When summer 2015 came along I signed on to receive the social welfare. Slowly as time went by anxiety, depression and anger began to set in. One thought constantly haunting me ‘I have done what society has asked of me, I made all the right choices, I worked hard, I went to college, I received a masters degree and here I am unemployed and lining up to collect my social welfare every week.’
After a few weeks on the social welfare I received a letter from my local office stating I had to attend a meeting. This meeting would according to the department of social welfare help me find a job. It would introduce me to the jobs bridge program and I would get my own career guidance councillor. The anger, anxiety and depression began to set in deeper. I did not need Jobs Bridge and I did not need a career guidance councillor. I needed a job, a job that I trained for. I needed the department of education, the minister of education and my unions to hear me. Instead I felt alone and forgotten.
September 2015 passed and I found myself yet again without a job. December 2015 a guardian angel was looking over me and I found myself with two jobs in two schools. I work a total of just 7 hours a week divided between two schools. I will be receiving the social welfare again in the summer. After tax one week I earned €80. If I did not have the security of living at home with my parents I would be living out of my car. I would be homeless.
This is my life, I cannot save money, I cannot move out of my family home and I cannot plan for my future. I am faced with constant job insecurity. I know I am not alone with this struggle. There are thousands like me.
Currently Newly Qualified Teachers are fighting for equal pay. Being heard and listened to is a big step. I am 100% behind all teachers fighting for equal pay for equal work. One thought however lingers in my mind. What good is this pay equality when I cannot get a full time job? Any prospects I have are cover sick leave, maternity leave or if I am really lucky cover a career break. As controversial as this may sound if someone turned around to me tomorrow and offered me my own full time teaching hours at the lower pay rate I would cry tears of joy.
Some of the public have forever scrutinized teachers over our holidays and short working days. Now we face more scrutiny for wanting to be paid as equals. If these people knew that teachers are living in such poverty with no job prospects what would they say?
Teachers are not the only group in public service that this is affecting. This is happening to nurses and gardai also.
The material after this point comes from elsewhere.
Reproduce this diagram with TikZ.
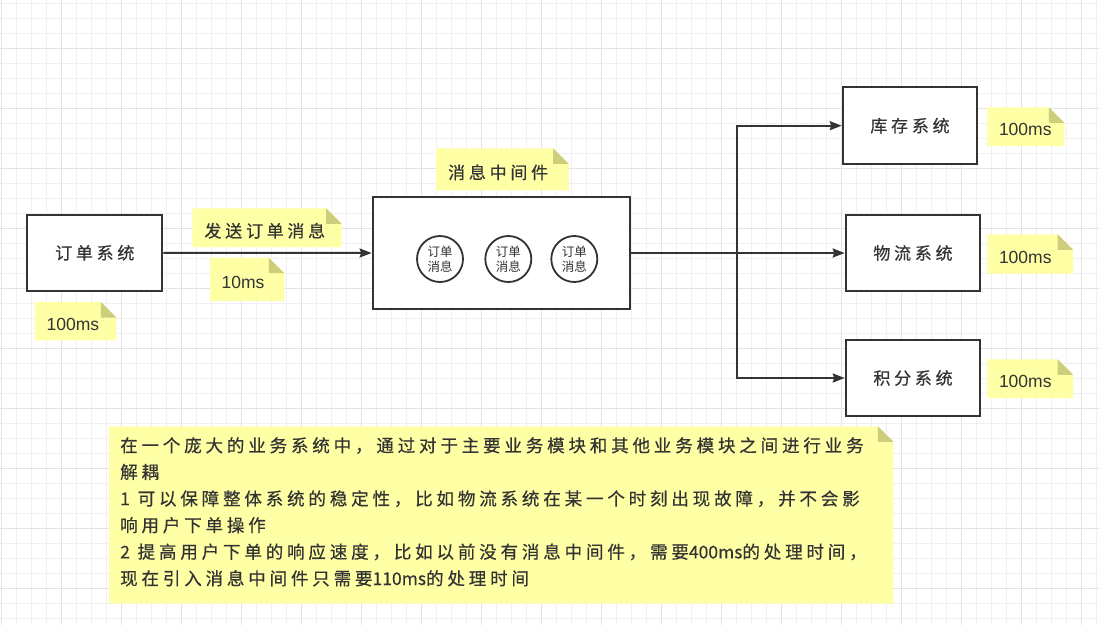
\documentclass[tikz,border=0pt]{standalone}
\usepackage{fontspec}
\setmainfont{Liberation Sans}
\newfontfamily\cjk{Noto Sans CJK SC}[LetterSpace=22,FakeBold=0.5]
\newfontfamily\cjklat{Noto Sans CJK SC}[FakeBold=0.5]
\newfontfamily\cjkplain{Noto Sans CJK SC}
\usetikzlibrary{arrows.meta,calc}
\definecolor{ink}{HTML}{333333}
\definecolor{notey}{HTML}{FFFFA6}
\definecolor{notefold}{HTML}{CDCD7C}
\definecolor{gridminor}{HTML}{F0F0F0}
\definecolor{gridmajor}{HTML}{E3E3E3}
\pgfdeclarelayer{bg}
\pgfsetlayers{bg,main}
\newcommand\lat[1]{{\cjklat #1}}
\tikzset{
  sysbox/.style={draw=ink, line width=2pt, fill=white, minimum width=134.6pt, minimum height=76pt, inner sep=0pt, text=ink, font=\cjk\fontsize{17}{19}\selectfont},
  msgcircle/.style={circle, draw=ink, line width=1.8pt, fill=white, minimum size=46pt, inner sep=0pt, align=center, text=ink, font=\cjkplain\fontsize{12.5}{15}\selectfont},
  notems/.style={inner xsep=11.5pt, inner ysep=0pt, align=left, text=ink, text height=18.5pt, text depth=0pt, font=\fontsize{17.5}{20}\selectfont},
  notecjk/.style={inner xsep=12pt, inner ysep=0pt, align=left, text=ink, text height=21pt, text depth=2pt, font=\cjk\fontsize{17}{19}\selectfont},
  conn/.style={draw=ink, line width=2pt, -{Stealth[length=12pt,width=9pt,inset=1.5pt]}}
}
% fill of a sticky note from its node anchors (fold size 15.5pt)
\newcommand\notepaper[1]{%
  \begin{pgfonlayer}{bg}
  \fill[notey] (#1.north west) -- ([xshift=-15.5pt]#1.north east) -- ([yshift=-15.5pt]#1.north east) -- (#1.south east) -- (#1.south west) -- cycle;
  \fill[notefold] ([xshift=-15.5pt]#1.north east) -- ([yshift=-15.5pt]#1.north east) -- ([xshift=-15.5pt,yshift=-15.5pt]#1.north east) -- cycle;
  \end{pgfonlayer}}
\begin{document}
\begin{tikzpicture}[x=1pt,y=-1pt]
\useasboundingbox (0,0) rectangle (1099,625);
% grid
\begin{pgfonlayer}{bg}
\fill[white] (0,0) rectangle (1099,625);
\foreach \gx in {1,16,...,1099} \draw[gridminor, line width=1pt] (\gx,0) -- (\gx,625);
\foreach \gy in {3,18,...,625} \draw[gridminor, line width=1pt] (0,\gy) -- (1099,\gy);
\foreach \gx in {1,61,...,1099} \draw[gridmajor, line width=1pt] (\gx,0) -- (\gx,625);
\foreach \gy in {48,108,...,625} \draw[gridmajor, line width=1pt] (0,\gy) -- (1099,\gy);
\end{pgfonlayer}

% systems
\node[sysbox, minimum width=135pt, minimum height=75.7pt] (order) at (94.8,252.8) {订单系统};
\node[draw=ink, line width=2pt, fill=white, minimum width=257.3pt, minimum height=112.3pt, inner sep=0pt] (mq) at (501.3,253) {};
\node[sysbox, minimum height=76.7pt] (stock) at (910,125.7) {库存系统};
\node[sysbox] (logi) at (913,253) {物流系统};
\node[sysbox] (points) at (913,378) {积分系统};

% messages inside middleware
\node[msgcircle] (m1) at (440,259) {订单\\消息};
\node[msgcircle] (m2) at (508.3,259) {订单\\消息};
\node[msgcircle] (m3) at (574.3,259) {订单\\消息};

% connectors
\coordinate (split) at (737.3,253);
\draw[conn] (order.east) -- (mq.west);
\draw[conn] (mq.east) -- (logi.west);
\draw[conn] (split) |- (stock.west);
\draw[conn] (split) |- (points.west);

% sticky notes
\node[notems, text width=81pt-23pt, minimum height=38pt, anchor=north west] (n0) at (35,302) {100ms};
\notepaper{n0}
\node[notecjk, text width=149pt-24pt, minimum height=38.5pt, anchor=north west] (nsend) at (192.3,208.3) {发送订单消息};
\notepaper{nsend}
\node[notems, text width=74pt-23pt, minimum height=43pt, anchor=north west] (n10) at (210,257.7) {10ms};
\notepaper{n10}
\node[notecjk, text width=132.3pt-24pt, minimum height=41.7pt, anchor=north west] (nmq) at (436,148.3) {消息中间件};
\notepaper{nmq}
\node[notems, text width=76.7pt-23pt, minimum height=38.4pt, anchor=north west] (ns) at (987.3,107.3) {100ms};
\notepaper{ns}
\node[notems, text width=85.4pt-23pt, minimum height=39pt, anchor=north west] (nl) at (987.3,234.3) {100ms};
\notepaper{nl}
\node[notems, text width=85.4pt-23pt, minimum height=38.4pt, anchor=north west] (np) at (987.3,359.3) {100ms};
\notepaper{np}

% summary note
\node[inner sep=0pt, minimum width=784pt, minimum height=177pt, anchor=north west] (summary) at (109,426.3) {};
\notepaper{summary}
\node[anchor=north west, inner sep=0pt, align=left, text=ink, font=\cjk\fontsize{17.5}{26.6}\selectfont] (summarytext) at (120,437) {在一个庞大的业务系统中，通过对于主要业务模块和其他业务模块之间进行业务\\解耦\\\lat{1} 可以保障整体系统的稳定性，比如物流系统在某一个时刻出现故障，并不会影\\响用户下单操作\\\lat{2} 提高用户下单的响应速度，比如以前没有消息中间件，需要\lat{400ms}的处理时间，\\现在引入消息中间件只需要\lat{110ms}的处理时间};
\end{tikzpicture}
\end{document}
People who have made a decision to enter the public service. We have chosen to serve others, to dedicate our lives to educating future generations, to heal and to protect. To help people and hopefully make the world a better place.
This year we are surrounded by memories of 1916. But what have we learnt in 100 years? Young people are still emigrating, leaving their home country for a better and more secure future across the seas. Unions are still striking for better working conditions and better pay. Families are once again living in poverty and homelessness is on the rise. I often wonder if the seven signatories could see Ireland today would they be proud? Would they be proud of a society that begrudges others for wanting better working conditions? Would they be proud of a country that has forgotten the younger generations?
I live in hope that one day we can achieve an Ireland described in the proclamation “the republic guarantees…equal rights and equal opportunities of all its citizens, and declares its resolve to pursue the happiness and prosperity of the whole nation.”